We bade our farewells and weaved our way back to the dinghy dock down the safe streets of Old Towne Naples. We succeeded in our mission to find cheap beers in Naples, thank you very much.
On Saturday morning we called the City Dock on the VHF and announced our intention of coming in to take on water, empty our trash, pump out our holding tank, and pay for our four nights on the mooring ball, a lengthy endeavor without much outlay in the form of hard currency on our part. Deb wasn't around and the three employees we came in contact with were very nice and we left the Naples City Dock on a high note and headed down the "inside route" to Little Marco Island.
Two hours later we made anchorage just inside the Little Marco Pass, just up from a popular beach that was beginning to fill up for a Saturday. The pass is too shallow for most vessels to transit, and there is no established channel, so we anchored in the "middle" so the tidal swings of both current and depth wouldn't put us on the hard during the night.
If you have a sharp eye, or zoom in, you can see Swing Set anchored way up stream. We filed past the boats pulled up along the beach and were making our way back up the channel, looking for a place to land the dinghy and take in some of the local flavor. "Local flavor" is my code term for "Young girls in bikinis".
We stayed on the beach and talked to a few folks before our own "local flavor" got cold and we headed back to the boat and had a fine dinner of leftover lasagna and salad before watching a movie on our Roku player, as the T.V. reception here on the southern tip of Little Marco Island leaves much to be desired.

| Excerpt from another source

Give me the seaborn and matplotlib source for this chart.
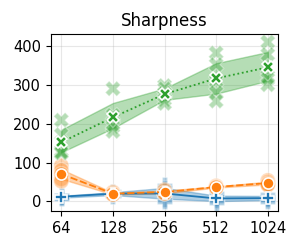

I woke at daybreak to let Holly out to do her business on the swim platform and looked down toward the beach and saw two boats sitting high and dry on the sand as it was low tide. I was happy that I followed my instincts and anchored where we did. We lounged over breakfast with huge mugs of hot coffee and snuggled inside against the frigid 51 degree temperatures outside. The high will only be in the low 70's today so getting in the water for any boat bottom maintenance will require my wetsuit, but being Sunday and all, it may just wait until tomorrow.